Mugabe has taken the law into his own hands for much of his rule, encouraging his government to seize land belonging to white farmers by force and ordering the detention of political opponents. This month, a 25-year-old American woman, Martha O'Donovan, was arrested for subversion after she allegedly insulted Mugabe on Twitter. Two weeks ago, four people were detained for booing the president's wife at a rally.

But when Mugabe's own government finally turned against him, it declined to use the same brute force or extrajudicial power he has employed for years. Aside from wanting to avoid allegations of coup-plotting, Zimbabwe's military may have been showing deference to the only president Zimbabwe has ever had and a hero of the country's liberation struggle. In recent years, many critics of Mugabe's leadership have blamed his wife, Grace, who is often portrayed as a puppet master manipulating a senile man. Grace Mugabe was seen as angling to be her husband's successor in the wake of Mnangagwa's dismissal.
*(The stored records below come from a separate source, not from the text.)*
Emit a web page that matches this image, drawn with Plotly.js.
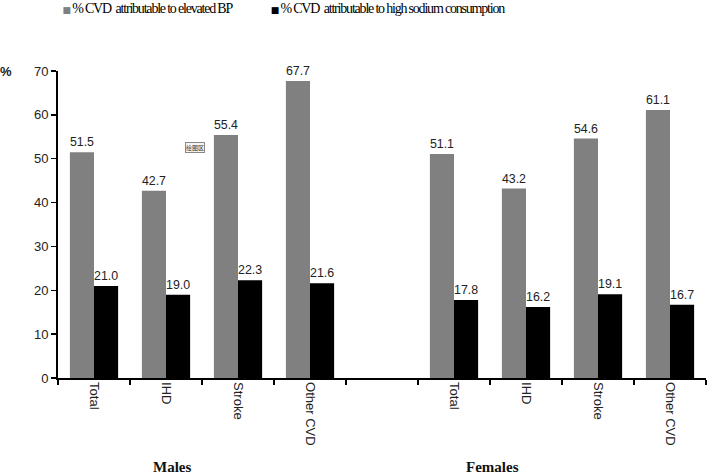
<!DOCTYPE html>
<html>
<head>
<meta charset="utf-8">
<script src="https://cdn.plot.ly/plotly-3.0.1.min.js"></script>
<style>
html,body{margin:0;padding:0;background:#fff;}
#chart{width:709px;height:474px;}
.annotation[data-index="0"] text, .annotation[data-index="1"] text {letter-spacing:-1.2px;}
</style>
</head>
<body>
<div id="chart"></div>
<script>
// Categories (a blank spacer category separates Males from Females)
var categories = ["Total", "IHD", "Stroke", "Other CVD", " ", "Total ", "IHD ", "Stroke ", "Other CVD "];
var tickLabels = ["Total", "IHD", "Stroke", "Other CVD", "", "Total", "IHD", "Stroke", "Other CVD"];
var barCategories = ["Total", "IHD", "Stroke", "Other CVD", "Total ", "IHD ", "Stroke ", "Other CVD "];
var elevatedBP = [51.5, 42.7, 55.4, 67.7, 51.1, 43.2, 54.6, 61.1];
var highSodium = [21.0, 19.0, 22.3, 21.6, 17.8, 16.2, 19.1, 16.7];
var seriesNames = ["% CVD  attributable to elevated BP", "% CVD  attributable to high sodium consumption"];
var seriesColors = ["#808080", "#000000"];
var groupLabels = ["Males", "Females"];

var barFont = {family: "Liberation Sans, Arial, sans-serif", size: 13, color: "#222"};

var traces = [
  {type: "bar", x: barCategories, y: elevatedBP, name: seriesNames[0], showlegend: false,
   marker: {color: seriesColors[0]}, texttemplate: "%{y:.1f}", textposition: "outside",
   textfont: barFont, cliponaxis: false, hoverinfo: "skip"},
  {type: "bar", x: barCategories, y: highSodium, name: seriesNames[1], showlegend: false,
   marker: {color: seriesColors[1]}, texttemplate: "%{y:.1f}", textposition: "outside",
   textfont: barFont, cliponaxis: false, hoverinfo: "skip"}
];

var legendFont = {family: "Liberation Serif, Times New Roman, serif", size: 14, color: "#000"};
function legendText(i) {
  return '<span style="color:' + seriesColors[i] + ';font-family:DejaVu Sans;font-size:9px">■</span> ' + seriesNames[i];
}

var layout = {
  width: 709, height: 474,
  margin: {l: 58, r: 3, t: 71, b: 96},
  paper_bgcolor: "#fff", plot_bgcolor: "#fff",
  barmode: "group", bargap: 0.33, bargroupgap: 0,
  showlegend: false,
  xaxis: {type: "category", categoryorder: "array", categoryarray: categories,
          tickvals: categories, ticktext: tickLabels,
          range: [-0.5, 8.5], tickson: "boundaries", ticks: "outside", ticklen: 5,
          tickwidth: 1.5, tickcolor: "#000", showline: true, linecolor: "#000", linewidth: 1.5,
          tickangle: 90, showgrid: false, zeroline: false,
          tickfont: {family: "Liberation Sans, Arial, sans-serif", size: 13, color: "#222"}},
  yaxis: {range: [0, 70], dtick: 10, ticks: "outside", ticklen: 5, tickwidth: 1.5, tickcolor: "#000",
          showline: true, linecolor: "#000", linewidth: 2, showgrid: false, zeroline: false,
          tickfont: {family: "Liberation Sans, Arial, sans-serif", size: 13, color: "#222"}},
  annotations: [
    {text: legendText(0), xref: "paper", yref: "paper", x: -0.030, y: 1.205, xanchor: "left", yanchor: "middle",
     showarrow: false, font: legendFont},
    {text: legendText(1), xref: "paper", yref: "paper", x: 0.281, y: 1.205, xanchor: "left", yanchor: "middle",
     showarrow: false, font: legendFont},
    {text: "<b>%</b>", xref: "paper", yref: "paper", x: -0.08, y: 1.0, xanchor: "center", yanchor: "middle",
     showarrow: false, font: {family: "Liberation Sans, Arial, sans-serif", size: 13, color: "#222"}},
    {text: "<b>" + groupLabels[0] + "</b>", xref: "paper", yref: "paper", x: 0.176, y: -0.29,
     xanchor: "center", yanchor: "middle", showarrow: false,
     font: {family: "Liberation Serif, Times New Roman, serif", size: 15, color: "#111"}},
    {text: "<b>" + groupLabels[1] + "</b>", xref: "paper", yref: "paper", x: 0.671, y: -0.29,
     xanchor: "center", yanchor: "middle", showarrow: false,
     font: {family: "Liberation Serif, Times New Roman, serif", size: 15, color: "#111"}},
    {text: "绘图区", xref: "paper", yref: "paper", x: 0.211, y: 0.752, xanchor: "center", yanchor: "middle",
     showarrow: false, bordercolor: "#888", borderwidth: 1, borderpad: 0, bgcolor: "#f4f4f4",
     font: {family: "Noto Sans CJK SC, sans-serif", size: 6, color: "#333"}}
  ]
};

Plotly.newPlot("chart", traces, layout, {displayModeBar: false, staticPlot: true});
</script>
</body>
</html>
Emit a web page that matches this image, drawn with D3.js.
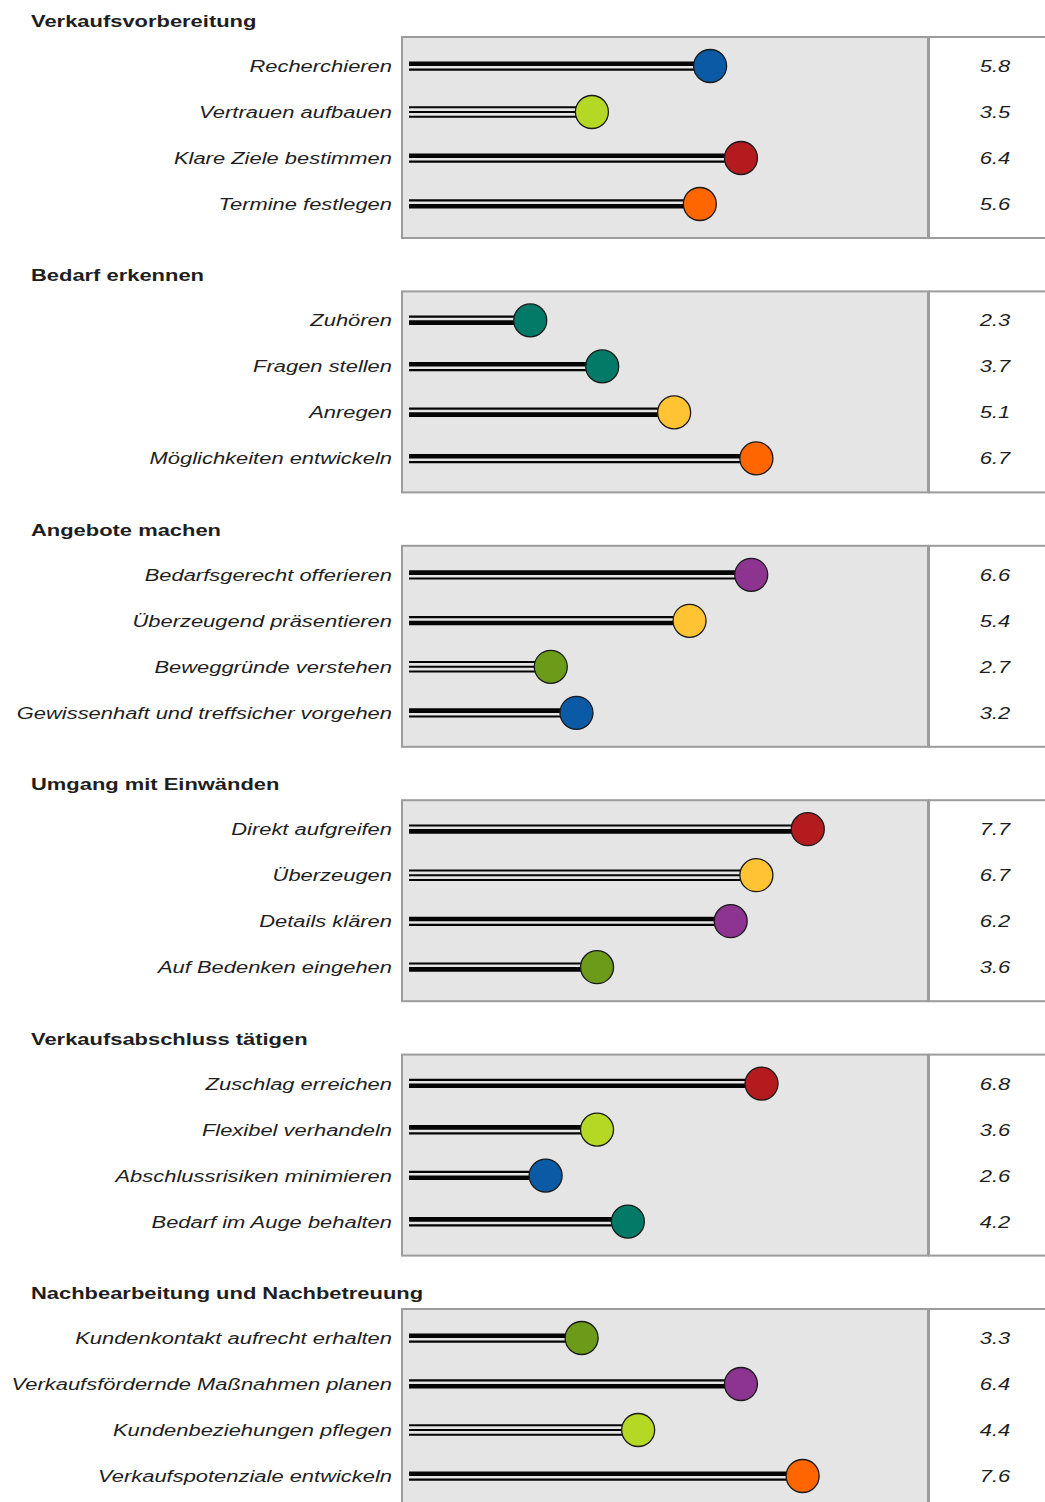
<!DOCTYPE html>
<html>
<head>
<meta charset="utf-8">
<script src="https://cdn.jsdelivr.net/npm/d3@7"></script>
<style>
  body { margin: 0; background: #fff; }
  text { font-family: "Liberation Sans", Arial, sans-serif; fill: #1e1e1e; }
</style>
</head>
<body>
<div id="chart"></div>
<script>
const width = 1045;
const height = 1502;

// chart data
const groups = [
    "Verkaufsvorbereitung",
    "Bedarf erkennen",
    "Angebote machen",
    "Umgang mit Einwänden",
    "Verkaufsabschluss tätigen",
    "Nachbearbeitung und Nachbetreuung"
];

const labels = [
    "Recherchieren", "Vertrauen aufbauen", "Klare Ziele bestimmen", "Termine festlegen",
    "Zuhören", "Fragen stellen", "Anregen", "Möglichkeiten entwickeln",
    "Bedarfsgerecht offerieren", "Überzeugend präsentieren", "Beweggründe verstehen", "Gewissenhaft und treffsicher vorgehen",
    "Direkt aufgreifen", "Überzeugen", "Details klären", "Auf Bedenken eingehen",
    "Zuschlag erreichen", "Flexibel verhandeln", "Abschlussrisiken minimieren", "Bedarf im Auge behalten",
    "Kundenkontakt aufrecht erhalten", "Verkaufsfördernde Maßnahmen planen", "Kundenbeziehungen pflegen", "Verkaufspotenziale entwickeln"
];

const values = [
    5.8, 3.5, 6.4, 5.6,
    2.3, 3.7, 5.1, 6.7,
    6.6, 5.4, 2.7, 3.2,
    7.7, 6.7, 6.2, 3.6,
    6.8, 3.6, 2.6, 4.2,
    3.3, 6.4, 4.4, 7.6
];

const dotColors = [
    "blue", "lime", "red", "orange",
    "teal", "teal", "yellow", "orange",
    "purple", "yellow", "olive", "blue",
    "red", "yellow", "purple", "olive",
    "red", "lime", "blue", "teal",
    "olive", "purple", "lime", "orange"
];

// A = thick over thin, B = thin over thick, C = three thin lines
const lineStyles = [
    "A", "C", "A", "B",
    "B", "A", "B", "A",
    "A", "B", "C", "A",
    "B", "C", "A", "B",
    "B", "A", "B", "A",
    "A", "B", "C", "A"
];

const palette = {
    blue: "#0b5aa6",
    lime: "#b4d824",
    red: "#b31b1e",
    orange: "#ff6600",
    teal: "#037a68",
    yellow: "#ffc333",
    purple: "#8d3490",
    olive: "#6b9b19"
};

const rows = labels.map((d, i) => ({
    label: d,
    value: values[i],
    color: palette[dotColors[i]],
    style: lineStyles[i],
    group: groups[Math.floor(i / 4)],
    idx: i % 4
}));

const stretch = 1.29;     // text in the picture is drawn wide
const fontSize = 17;
const boxLeft = 402, boxRight = 928, lineStart = 409;

let svg = d3.select("#chart").append("svg")
    .attr("width", width)
    .attr("height", height);

let panelY = d3.scaleBand()
    .domain(groups)
    .range([0, 254.4 * groups.length]);

let x = d3.scaleLinear()
    .domain([0, 10])
    .range([412, 926]);

let y = d3.scalePoint()
    .domain([0, 1, 2, 3])
    .range([66, 204]);

let panels = svg.selectAll("g.panel")
    .data(groups)
    .join("g")
    .attr("class", "panel")
    .attr("transform", d => `translate(0,${panelY(d)})`);

// panel title
panels.append("text")
    .attr("text-anchor", "start")
    .style("font-weight", "bold")
    .style("font-size", fontSize + "px")
    .attr("transform", `translate(31,27) scale(${stretch},1)`)
    .text(d => d);

// gray plot box and white value box
panels.append("rect")
    .attr("x", boxLeft)
    .attr("y", 37)
    .attr("width", boxRight - boxLeft)
    .attr("height", 201)
    .attr("fill", "#e5e5e5")
    .attr("stroke", "#9c9c9c")
    .attr("stroke-width", 2);

panels.append("rect")
    .attr("x", boxRight + 1)
    .attr("y", 37)
    .attr("width", 130)
    .attr("height", 201)
    .attr("fill", "#fff")
    .attr("stroke", "#9c9c9c")
    .attr("stroke-width", 2);

let items = panels.selectAll("g.item")
    .data(g => rows.filter(r => r.group === g))
    .join("g")
    .attr("class", "item")
    .attr("transform", d => `translate(0,${y(d.idx)})`);

// item labels
items.append("text")
    .attr("text-anchor", "end")
    .style("font-style", "italic")
    .style("font-size", fontSize + "px")
    .attr("transform", `translate(392,6) scale(${stretch},1)`)
    .text(d => d.label);

// value column
items.append("text")
    .attr("text-anchor", "middle")
    .style("font-style", "italic")
    .style("font-size", fontSize + "px")
    .attr("transform", `translate(995,6) scale(${stretch},1)`)
    .text(d => d3.format(".1f")(d.value));

// stem lines
function stemLines(style) {
    if (style === "A") return [{ dy: -2.2, w: 4.6 }, { dy: 3.7, w: 2.2 }];
    if (style === "B") return [{ dy: -3.7, w: 2.2 }, { dy: 2.2, w: 4.6 }];
    return [{ dy: -4.7, w: 2 }, { dy: 0, w: 2 }, { dy: 4.7, w: 2 }];
}

items.selectAll("line")
    .data(d => stemLines(d.style).map(s => ({ ...s, value: d.value })))
    .join("line")
    .attr("x1", lineStart)
    .attr("x2", d => x(d.value))
    .attr("y1", d => d.dy)
    .attr("y2", d => d.dy)
    .attr("stroke", "#050505")
    .attr("stroke-width", d => d.w);

// dots
items.append("circle")
    .attr("cx", d => x(d.value))
    .attr("cy", 0)
    .attr("r", 16.5)
    .attr("fill", d => d.color)
    .attr("stroke", "#1a1a1a")
    .attr("stroke-width", 1.3);
</script>
</body>
</html>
Amid the uncertainty, a debate is raging among legal experts and lawmakers about how long an impeachment process would take. Paul Mangwana, deputy secretary of ZANU-PF, said it would take only two days. Madhuku said it would likely take months if the law were followed.

Mangwana said that the parliament would set up a committee responsible for impeachment on Tuesday and that it would issue its decision Wednesday.

"The main charge is allowing his wife to usurp government powers," he said.

But after the military's announcement, it was unclear whether impeachment proceedings would move forward. If Mnangagwa is permitted to return to the country as a part of a military-led compromise, some anti-Mugabe members of ZANU-PF might accept a compromise that would keep Mugabe in power.

On Sunday, the party voted to remove Mugabe as its leader and expelled his wife for life, so accepting his role as head of state now would be a stunning about-face.